Understanding how climate, disturbances, and carbon storage interact in subalpine forests is critical for assessing the role of this ecosystem in the global carbon budget under altered climate scenarios. Most research to date has focused on wildfire effects on forest carbon storage, but the current extensive insect outbreak in western North America suggests that such disturbances are also an important driver of carbon dynamics.

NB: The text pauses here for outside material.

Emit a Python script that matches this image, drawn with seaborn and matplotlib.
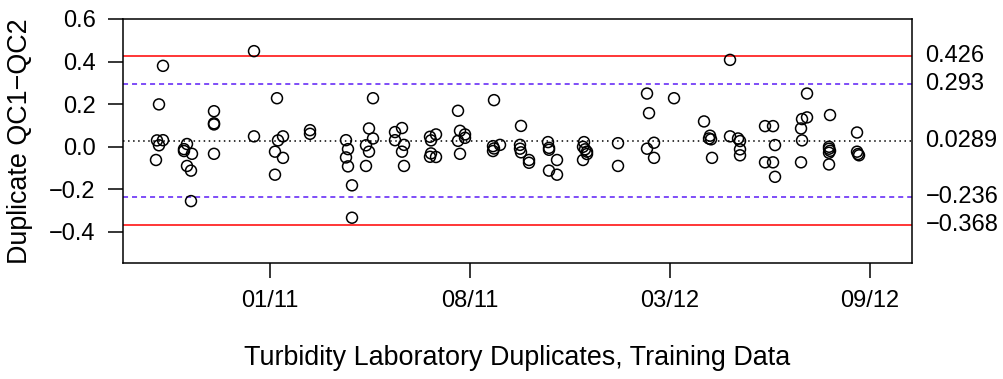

I measured carbon storage across outbreak severity and stand age along replicated lodgepole pine chronosequences in the Greater Yellowstone Ecosystem (GYE) to examine how carbon storage varies with forest stand development following mountain pine beetle (MPB) outbreaks.  I measured aboveground and coarse root biomass using site-specific allometric equations, and directly measured carbon stocks in dead wood, forest floor, fine roots, and soil. 

Results/Conclusions

Differences in carbon storage and distribution occur with time since outbreak, but these differences are muted and short-lived because MPB selectively kill host trees in a stand such that mortality is rarely 100%.  C stocks in all stands experiencing MPB-caused mortality are shifted towards dead wood and forest floor pools, as C in large killed trees is redistributed from the live C to the dead C pool.  Dead wood and forest floor represented a significantly higher proportion of total carbon in stands recently attacked than those attacked over 15 years ago.  As expected, the rate of recovery of C stocks in live biomass depends on the number of surviving trees following an outbreak, such that live C stocks recover more quickly to pre-outbreak levels when outbreak severity is lower.  The balance of carbon stored in live biomass and the forest floor and carbon released from decomposing dead wood are closely linked to carbon storage in these forests.  Therefore, at a landscape scale, the re-distribution of forest carbon among living and non-living components by insect outbreaks has strong implications for whether a given forested landscape acts as a source or sink of carbon to the global carbon budget.